It’s not hot yet across the entire U.S., but it soon will be. Power plant rules haven’t changed yet, but they will.
With the unofficial start of summer just around the corner, utilities and independent system operators are looking for ways to relieve peak loads and congestion on the electricity grid for the coming season and down the road.
Although every region of the country claims it has adequate generation for even the hottest days of summer, each ISO is also looking forward as U.S. Environmental Protection Agency rules will take affect in coming years.
Grid operators are planning now for how to replace coal with natural gas, along with a side of demand response and a dash of renewables. Many of the changes won’t come for years, but the planning is happening now and changes to pricing and rules, will happen ahead of the EPA rules.
“From a PJM perspective, the lights aren’t going to go out,” Paul Sotkiewicz, chief economist at PJM Interconnection, said during a Restructuring Today webinar on Wednesday.
There are two EPA rules that are putting pressure on older coal generation, the cross-state air pollution rule, which is currently on stay until further ruling, and the MATS rule, which regulates mercury and other heavy metals and is scheduled to go into effect in April 2015.
PJM Invests in Transmission
In PJM’s territory, the problem is not a lack of capacity. Sotkiewicz said that there’s quite a bit of natural gas that isn’t being used to its full capacity. PJM expects that nearly 14,000 megawatts of coal-fired generation will retire by 2016. Most of the plants are over 40 years old or 400 megawatts or less, which makes up about 30 percent of PJM’s current coal fleet.
In anticipation of the changes, the capacity auctions for the 2015 to 2016 year in PJM territory procured a record amount of new generation for one year, nearly 5,000 megawatts. Almost all of the new generation is gas-fired.

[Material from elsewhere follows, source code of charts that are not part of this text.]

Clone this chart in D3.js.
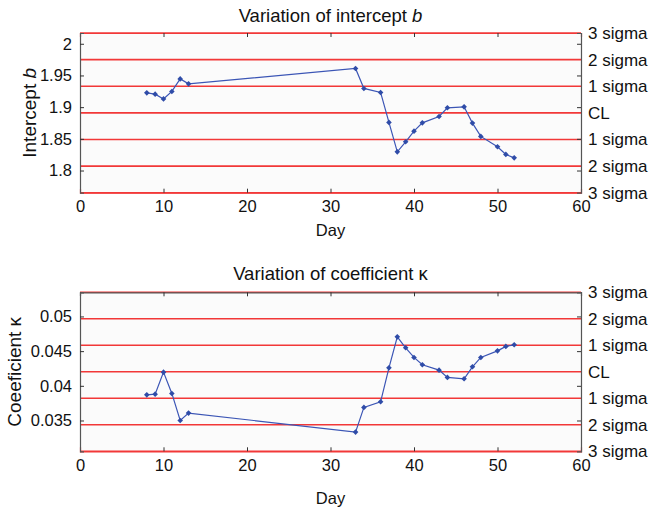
<!DOCTYPE html>
<html><head><meta charset="utf-8">
<script src="https://cdn.jsdelivr.net/npm/d3@7"></script>
<style>
body{margin:0;background:#fff;}
text{font-family:"Liberation Sans",Arial,sans-serif;fill:#111;}
</style></head>
<body>
<svg id="c" width="653" height="513"></svg>
<script>
const days = [8,9,10,11,12,13,33,34,36,37,38,39,40,41,43,44,46,47,48,50,51,52];
const interceptB = [1.9226,1.9205,1.913,1.9248,1.9446,1.9368,1.961,1.9295,1.9232,1.8759,1.8295,1.8453,1.8621,1.8752,1.8853,1.899,1.9005,1.8748,1.8538,1.8374,1.8254,1.820];
const coefK = [0.0387,0.0388,0.04197,0.0389,0.0350,0.03607,0.03333,0.03689,0.0377,0.04259,0.04706,0.04548,0.04409,0.04303,0.04226,0.04121,0.04101,0.04274,0.04409,0.04504,0.04568,0.04591];
const clB = 1.891, sigmaB = 0.042;
const clK = 0.04202, sigmaK = 0.00382;
const xTicks = [0,10,20,30,40,50,60];
const yTicksB = [1.8,1.85,1.9,1.95,2];
const yTicksK = [0.035,0.04,0.045,0.05];
const sigmaLabels = ["3 sigma","2 sigma","1 sigma","CL","1 sigma","2 sigma","3 sigma"];
const sigmaSteps = [3,2,1,0,-1,-2,-3];

const svg = d3.select("#c");
const L = 80, R = 581;

function panel(cfg){
  const g = svg.append("g");
  const x = d3.scaleLinear().domain([0,60]).range([L,R]);
  const y = d3.scaleLinear().domain([cfg.cl-3*cfg.sigma, cfg.cl+3*cfg.sigma]).range([cfg.bottom,cfg.top]);
  g.append("rect").attr("x",L).attr("y",cfg.top).attr("width",R-L).attr("height",cfg.bottom-cfg.top).attr("fill","#fbfbfb");
  g.selectAll(".cl").data(sigmaSteps).enter().append("line")
    .attr("x1",L).attr("x2",R)
    .attr("y1",d=>y(cfg.cl+d*cfg.sigma)).attr("y2",d=>y(cfg.cl+d*cfg.sigma))
    .attr("stroke","#f23838").attr("stroke-width",1.6);
  const ax = g.append("g").attr("transform",`translate(0,${cfg.bottom})`)
    .call(d3.axisBottom(x).tickValues(xTicks).tickSize(-4).tickPadding(8).tickFormat(d3.format("d")));
  const axT = g.append("g").attr("transform",`translate(0,${cfg.top})`)
    .call(d3.axisTop(x).tickValues(xTicks).tickSize(-4).tickFormat(""));
  const ay = g.append("g").attr("transform",`translate(${L},0)`)
    .call(d3.axisLeft(y).tickValues(cfg.yTicks).tickSize(-4).tickPadding(8).tickFormat(d3.format("~g")));
  const ayR = g.append("g").attr("transform",`translate(${R},0)`)
    .call(d3.axisRight(y).tickValues(cfg.yTicks).tickSize(-4).tickFormat(""));
  [ax,axT,ay,ayR].forEach(a=>{
    a.select(".domain").attr("stroke","#555").attr("stroke-width",1.2);
    a.selectAll(".tick line").attr("stroke","#333");
    a.selectAll(".tick text").attr("font-size",16.5).attr("fill","#111").attr("font-family","Liberation Sans, Arial, sans-serif");
  });
  ax.select(".domain").attr("stroke",cfg.bottomRed?"#f23838":"#555");
  axT.select(".domain").attr("stroke",cfg.topRed?"#f23838":"#555");
  g.selectAll(".sl").data(sigmaSteps).enter().append("text")
    .attr("x",R+7).attr("y",d=>y(cfg.cl+d*cfg.sigma)).attr("dy","0.35em")
    .attr("font-size",17).text((d,i)=>sigmaLabels[i]);
  const pts = days.map((d,i)=>[d,cfg.vals[i]]);
  g.append("path").datum(pts)
    .attr("d",d3.line().x(d=>x(d[0])).y(d=>y(d[1])))
    .attr("fill","none").attr("stroke","#3b55b5").attr("stroke-width",1.2);
  g.selectAll(".pt").data(pts).enter().append("path")
    .attr("transform",d=>`translate(${x(d[0])},${y(d[1])})`)
    .attr("d",d3.symbol().type(d3.symbolDiamond2).size(20))
    .attr("fill","#2f4ca8");
  const t = g.append("text").attr("x",(L+R)/2).attr("y",cfg.titleY).attr("text-anchor","middle").attr("font-size",18.5);
  t.append("tspan").text(cfg.title);
  t.append("tspan").attr("font-style",cfg.italic?"italic":"normal").text(cfg.sym);
  g.append("text").attr("x",(L+R)/2).attr("y",cfg.xlabY).attr("text-anchor","middle").attr("font-size",16.5).text("Day");
  const yl = g.append("text").attr("transform",`translate(${cfg.ylabX},${(cfg.top+cfg.bottom)/2}) rotate(-90)`)
    .attr("text-anchor","middle").attr("font-size",19);
  yl.append("tspan").text(cfg.ylab);
  yl.append("tspan").attr("font-style",cfg.italic?"italic":"normal").text(cfg.sym);
}

panel({top:33,bottom:192.7,cl:clB,sigma:sigmaB,vals:interceptB,yTicks:yTicksB,
  title:"Variation of intercept ",sym:"b",italic:true,titleY:21.5,xlabY:236,ylab:"Intercept ",ylabX:35.5,topRed:true,bottomRed:true});
panel({top:292.3,bottom:451.3,cl:clK,sigma:sigmaK,vals:coefK,yTicks:yTicksK,
  title:"Variation of coefficient ",sym:"κ",italic:false,titleY:280,xlabY:504,ylab:"Coeeficient ",ylabX:21,topRed:false,bottomRed:true});
</script>
</body></html>
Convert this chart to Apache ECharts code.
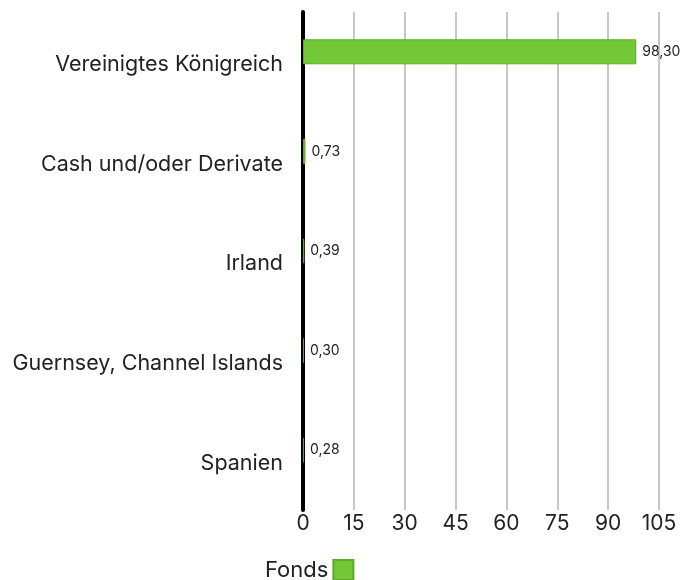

For the first time ever, new combined-cycle gas plants are the same price as a northern Appalachian coal plant, according to Joseph Bowring, independent market monitor for PJM and president of Monitoring Analytics.
Overall, PJM has 164,561 megawatts of capacity resources. Along with new gas resources, the capacity auction procured nearly 15,000 megawatts of demand response and energy efficiency. Energy efficiency, solar and wind saw double-digit growth since the year before, although the renewables are still just a drop in the bucket in terms of generation. Solar, for example, increased to 56 megawatts, a 22 percent increase from the year before.
To combat retiring coal generation, PJM recently announced $2 billion in transmission upgrades. There will be more than 130 projects that range from substation upgrades to rebuilding transmission lines. More than half the projects will be in Ohio, where there is a lot of coal retiring. However, the upgrades could also be a boon to renewables like wind, which has various transmission constraints.
MISO Seeks More Wind, Demand Response
The Midwest Independent System Operator is facing essentially the same problem as PJM, although it is even more pronounced, since more than 70 percent of its fleet is coal-fired. MISO also has transmission constraints that are being revisited, but there have been no announcements about upgrades similar to what PJM is doing.
The constraints will mean a change to demand response rules, said Jameson Smith, manager of regulatory studies at MISO. “Demand response qualification requirements and deployment procedures will be reviewed and given a potential increase in use.”
For MISO, there’s more wind that’s currently slated to be built than gas, but that could also change in coming years, said Smith. Any new gas could need new pipeline infrastructure, which can take at least five years to develop. At this time, “there’s limited ability to increase existing gas-fired unit capacity,” said Smith. But wind needs transmission too, which means that no matter what comes on-line to replace coal in the next five years, there will have to be substantial investment.
ERCOT Pushes Up Prices
In Texas, ERCOT is already planning to spur new generation by raising the system-wide offer cap. Last summer, prices hit $2,500 per megawatt-hour as ERCOT’s grid was strained by high temperatures. If a ruling now being considered is approved, that could jump to at least $4,000 as early as this August, and perhaps rise considerably more in coming years. “There’s a consensus that the system-wide offer cap will have to go significantly higher,” Ken Anderson, commissioner of the public utility commission of Texas, said during a Restructuring Today webinar. “We need to at least double it -- and maybe triple it.”
A bump to the SWOC will also come with a change to a variety of other rules, including a potential increase of 200 megawatts to come from energy efficiency programs and a decision that could allow waste gas and energystorageto play in ERCOT’s markets. The cost of a negawatt is still considerably cheaper than building new generation.
Anderson said that he believed that the commission was removing most of the barriers to energy storage coming into the wholesale market, and now it was just a matter of economics. The next few years will also be rosier for negawatts. “Eventually, I’d like to get demand response out of energy efficiency completely and into the competitive space,” he said during the webinar. “We need to give some certainty to where the market will be in 2014, 2015 and beyond.”